Task to complete :: Only the lines from the one containing "Recreate this image as a Python" through the one containing "unit along y" belong in the answer; copy them exactly and leave out pictures.

Entries provided ::

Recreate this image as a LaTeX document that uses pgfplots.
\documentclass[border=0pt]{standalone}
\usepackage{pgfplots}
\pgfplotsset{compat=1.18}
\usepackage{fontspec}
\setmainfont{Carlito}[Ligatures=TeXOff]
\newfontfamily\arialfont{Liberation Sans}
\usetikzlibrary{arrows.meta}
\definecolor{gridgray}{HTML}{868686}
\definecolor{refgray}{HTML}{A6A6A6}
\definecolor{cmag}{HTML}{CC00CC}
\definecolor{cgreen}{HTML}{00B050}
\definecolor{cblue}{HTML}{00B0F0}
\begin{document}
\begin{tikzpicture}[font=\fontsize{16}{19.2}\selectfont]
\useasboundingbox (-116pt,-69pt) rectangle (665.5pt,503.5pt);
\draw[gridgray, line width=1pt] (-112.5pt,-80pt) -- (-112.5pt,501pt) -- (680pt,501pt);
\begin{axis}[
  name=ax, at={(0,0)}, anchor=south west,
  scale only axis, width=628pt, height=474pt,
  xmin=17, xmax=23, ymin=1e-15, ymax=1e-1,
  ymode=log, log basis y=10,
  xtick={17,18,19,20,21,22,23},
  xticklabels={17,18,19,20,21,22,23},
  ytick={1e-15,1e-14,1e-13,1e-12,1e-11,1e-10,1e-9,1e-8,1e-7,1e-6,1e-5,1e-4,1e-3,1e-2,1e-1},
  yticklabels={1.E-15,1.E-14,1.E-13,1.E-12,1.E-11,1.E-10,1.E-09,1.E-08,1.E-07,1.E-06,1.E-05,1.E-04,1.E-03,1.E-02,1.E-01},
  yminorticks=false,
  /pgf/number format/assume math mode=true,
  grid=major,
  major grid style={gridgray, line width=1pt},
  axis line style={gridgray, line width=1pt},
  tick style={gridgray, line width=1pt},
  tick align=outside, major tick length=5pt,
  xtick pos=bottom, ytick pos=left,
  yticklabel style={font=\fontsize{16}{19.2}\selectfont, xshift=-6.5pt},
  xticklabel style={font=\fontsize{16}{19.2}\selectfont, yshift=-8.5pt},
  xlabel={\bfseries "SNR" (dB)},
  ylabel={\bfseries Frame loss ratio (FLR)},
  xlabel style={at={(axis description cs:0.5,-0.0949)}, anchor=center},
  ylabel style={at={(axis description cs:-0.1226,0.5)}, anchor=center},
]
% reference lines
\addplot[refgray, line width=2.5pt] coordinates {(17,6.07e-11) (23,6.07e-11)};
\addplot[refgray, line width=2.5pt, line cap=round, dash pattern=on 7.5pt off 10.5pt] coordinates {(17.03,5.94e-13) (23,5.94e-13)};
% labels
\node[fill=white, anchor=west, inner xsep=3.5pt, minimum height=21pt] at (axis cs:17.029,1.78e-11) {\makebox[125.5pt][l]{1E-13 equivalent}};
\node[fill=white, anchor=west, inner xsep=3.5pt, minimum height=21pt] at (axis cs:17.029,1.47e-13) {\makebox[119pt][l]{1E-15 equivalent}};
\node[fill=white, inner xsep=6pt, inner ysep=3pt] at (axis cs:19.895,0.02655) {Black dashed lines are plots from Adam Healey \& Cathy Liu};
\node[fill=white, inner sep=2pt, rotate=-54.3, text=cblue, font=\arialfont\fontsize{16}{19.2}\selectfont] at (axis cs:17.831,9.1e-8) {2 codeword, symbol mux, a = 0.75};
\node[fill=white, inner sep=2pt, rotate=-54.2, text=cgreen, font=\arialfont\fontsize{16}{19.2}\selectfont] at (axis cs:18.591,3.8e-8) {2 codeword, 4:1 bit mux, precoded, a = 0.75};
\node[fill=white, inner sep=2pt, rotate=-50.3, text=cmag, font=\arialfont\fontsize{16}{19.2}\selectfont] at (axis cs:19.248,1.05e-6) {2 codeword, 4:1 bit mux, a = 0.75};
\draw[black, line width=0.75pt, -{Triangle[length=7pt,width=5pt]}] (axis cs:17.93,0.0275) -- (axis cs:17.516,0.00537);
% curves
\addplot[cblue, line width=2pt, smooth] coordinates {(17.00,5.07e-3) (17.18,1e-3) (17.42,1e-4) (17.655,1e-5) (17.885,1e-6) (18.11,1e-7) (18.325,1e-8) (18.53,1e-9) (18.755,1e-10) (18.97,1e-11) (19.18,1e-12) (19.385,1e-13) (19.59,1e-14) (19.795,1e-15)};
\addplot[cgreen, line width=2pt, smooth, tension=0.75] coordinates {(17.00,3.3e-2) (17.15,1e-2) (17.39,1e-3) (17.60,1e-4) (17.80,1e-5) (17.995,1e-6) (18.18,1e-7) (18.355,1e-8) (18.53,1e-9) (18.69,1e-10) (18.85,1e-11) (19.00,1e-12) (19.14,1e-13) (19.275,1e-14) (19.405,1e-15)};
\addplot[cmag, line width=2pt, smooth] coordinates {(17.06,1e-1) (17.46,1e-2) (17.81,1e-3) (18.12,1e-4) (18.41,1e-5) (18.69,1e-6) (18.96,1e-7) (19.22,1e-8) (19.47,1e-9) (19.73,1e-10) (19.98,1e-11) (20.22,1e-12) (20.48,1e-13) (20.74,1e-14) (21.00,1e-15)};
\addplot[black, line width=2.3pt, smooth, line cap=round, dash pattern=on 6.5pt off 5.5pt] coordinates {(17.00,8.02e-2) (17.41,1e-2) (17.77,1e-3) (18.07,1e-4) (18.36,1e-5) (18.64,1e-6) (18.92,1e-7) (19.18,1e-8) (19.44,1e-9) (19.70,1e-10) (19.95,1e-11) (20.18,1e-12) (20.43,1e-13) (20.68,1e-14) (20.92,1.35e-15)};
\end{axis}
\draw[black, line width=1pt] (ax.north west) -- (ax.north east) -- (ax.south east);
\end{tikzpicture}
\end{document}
---
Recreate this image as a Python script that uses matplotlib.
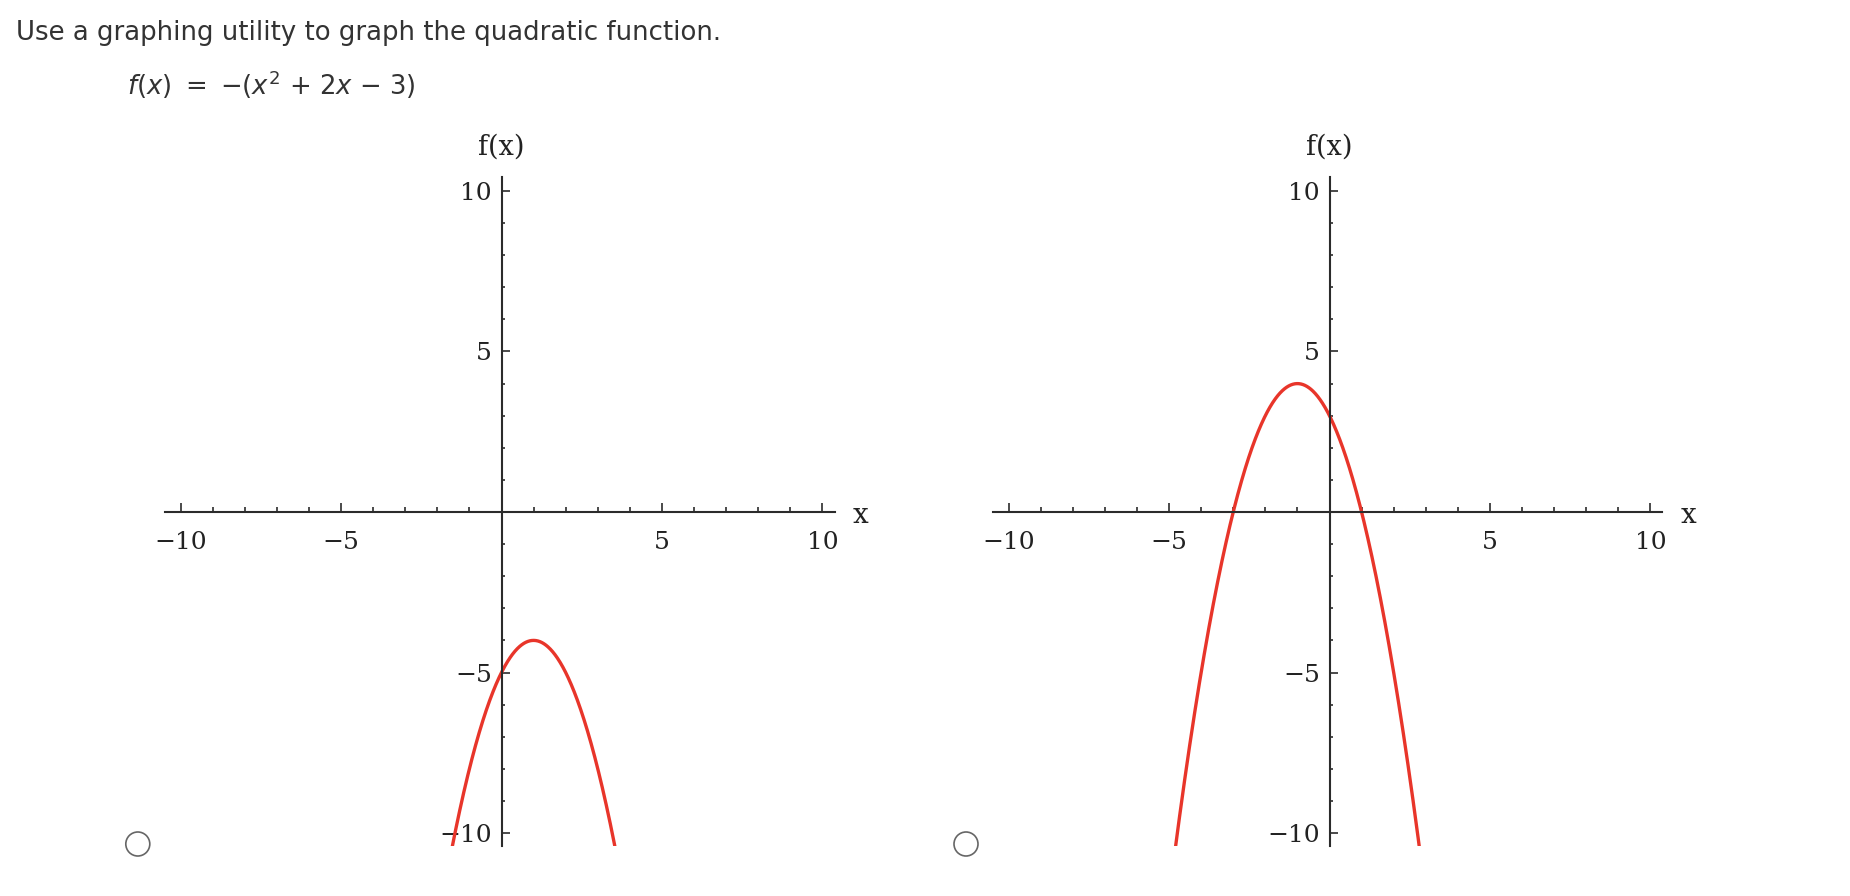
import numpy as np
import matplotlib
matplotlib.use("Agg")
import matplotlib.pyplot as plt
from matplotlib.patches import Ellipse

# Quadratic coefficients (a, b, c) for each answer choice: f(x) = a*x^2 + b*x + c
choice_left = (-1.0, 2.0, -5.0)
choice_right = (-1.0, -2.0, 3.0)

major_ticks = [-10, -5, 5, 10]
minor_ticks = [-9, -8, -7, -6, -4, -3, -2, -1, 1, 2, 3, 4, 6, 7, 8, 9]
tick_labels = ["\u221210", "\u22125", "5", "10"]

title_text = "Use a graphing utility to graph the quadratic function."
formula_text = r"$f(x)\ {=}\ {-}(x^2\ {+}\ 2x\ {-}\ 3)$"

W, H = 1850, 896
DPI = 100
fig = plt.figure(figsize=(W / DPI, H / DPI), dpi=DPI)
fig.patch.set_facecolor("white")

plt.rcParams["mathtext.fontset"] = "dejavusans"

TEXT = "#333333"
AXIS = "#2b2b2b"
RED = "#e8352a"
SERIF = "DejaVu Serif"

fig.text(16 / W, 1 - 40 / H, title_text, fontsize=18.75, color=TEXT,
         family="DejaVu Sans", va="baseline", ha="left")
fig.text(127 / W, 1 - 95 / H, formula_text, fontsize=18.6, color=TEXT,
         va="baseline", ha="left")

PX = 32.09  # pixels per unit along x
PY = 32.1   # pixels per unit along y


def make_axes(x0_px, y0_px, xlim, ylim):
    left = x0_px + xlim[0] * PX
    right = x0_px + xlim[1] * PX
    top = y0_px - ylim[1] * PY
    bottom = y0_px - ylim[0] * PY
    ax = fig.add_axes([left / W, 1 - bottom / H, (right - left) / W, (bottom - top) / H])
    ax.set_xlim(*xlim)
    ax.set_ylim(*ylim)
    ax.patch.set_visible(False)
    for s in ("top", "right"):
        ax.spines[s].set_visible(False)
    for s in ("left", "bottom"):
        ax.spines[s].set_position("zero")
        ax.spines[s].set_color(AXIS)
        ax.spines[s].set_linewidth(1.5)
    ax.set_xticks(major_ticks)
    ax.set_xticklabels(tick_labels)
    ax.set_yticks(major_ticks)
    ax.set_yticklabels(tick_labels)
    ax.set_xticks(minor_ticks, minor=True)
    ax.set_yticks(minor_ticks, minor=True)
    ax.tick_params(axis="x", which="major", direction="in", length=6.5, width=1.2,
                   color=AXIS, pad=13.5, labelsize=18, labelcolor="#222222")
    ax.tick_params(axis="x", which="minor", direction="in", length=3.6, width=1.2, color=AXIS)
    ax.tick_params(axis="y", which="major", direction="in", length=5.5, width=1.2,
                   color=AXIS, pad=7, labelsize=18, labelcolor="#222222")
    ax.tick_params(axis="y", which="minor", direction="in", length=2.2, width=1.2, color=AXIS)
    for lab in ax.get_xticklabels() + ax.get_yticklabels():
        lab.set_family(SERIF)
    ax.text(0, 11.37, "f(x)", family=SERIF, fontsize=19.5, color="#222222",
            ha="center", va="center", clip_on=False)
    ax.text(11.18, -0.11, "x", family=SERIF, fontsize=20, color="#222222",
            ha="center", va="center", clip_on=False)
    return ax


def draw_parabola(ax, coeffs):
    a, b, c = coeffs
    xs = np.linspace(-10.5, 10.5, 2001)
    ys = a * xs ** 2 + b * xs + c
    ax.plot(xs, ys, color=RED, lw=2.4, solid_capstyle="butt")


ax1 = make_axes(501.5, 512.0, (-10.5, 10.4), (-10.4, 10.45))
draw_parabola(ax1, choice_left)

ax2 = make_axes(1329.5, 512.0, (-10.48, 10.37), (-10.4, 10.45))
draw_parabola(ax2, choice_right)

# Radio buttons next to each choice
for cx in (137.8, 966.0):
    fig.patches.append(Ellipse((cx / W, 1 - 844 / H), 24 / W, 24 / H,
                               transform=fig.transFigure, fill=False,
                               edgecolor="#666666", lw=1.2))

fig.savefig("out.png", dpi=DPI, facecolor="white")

Full response ::
Recreate this image as a Python script that uses matplotlib.
import numpy as np
import matplotlib
matplotlib.use("Agg")
import matplotlib.pyplot as plt
from matplotlib.patches import Ellipse

# Quadratic coefficients (a, b, c) for each answer choice: f(x) = a*x^2 + b*x + c
choice_left = (-1.0, 2.0, -5.0)
choice_right = (-1.0, -2.0, 3.0)

major_ticks = [-10, -5, 5, 10]
minor_ticks = [-9, -8, -7, -6, -4, -3, -2, -1, 1, 2, 3, 4, 6, 7, 8, 9]
tick_labels = ["\u221210", "\u22125", "5", "10"]

title_text = "Use a graphing utility to graph the quadratic function."
formula_text = r"$f(x)\ {=}\ {-}(x^2\ {+}\ 2x\ {-}\ 3)$"

W, H = 1850, 896
DPI = 100
fig = plt.figure(figsize=(W / DPI, H / DPI), dpi=DPI)
fig.patch.set_facecolor("white")

plt.rcParams["mathtext.fontset"] = "dejavusans"

TEXT = "#333333"
AXIS = "#2b2b2b"
RED = "#e8352a"
SERIF = "DejaVu Serif"

fig.text(16 / W, 1 - 40 / H, title_text, fontsize=18.75, color=TEXT,
         family="DejaVu Sans", va="baseline", ha="left")
fig.text(127 / W, 1 - 95 / H, formula_text, fontsize=18.6, color=TEXT,
         va="baseline", ha="left")

PX = 32.09  # pixels per unit along x
PY = 32.1   # pixels per unit along y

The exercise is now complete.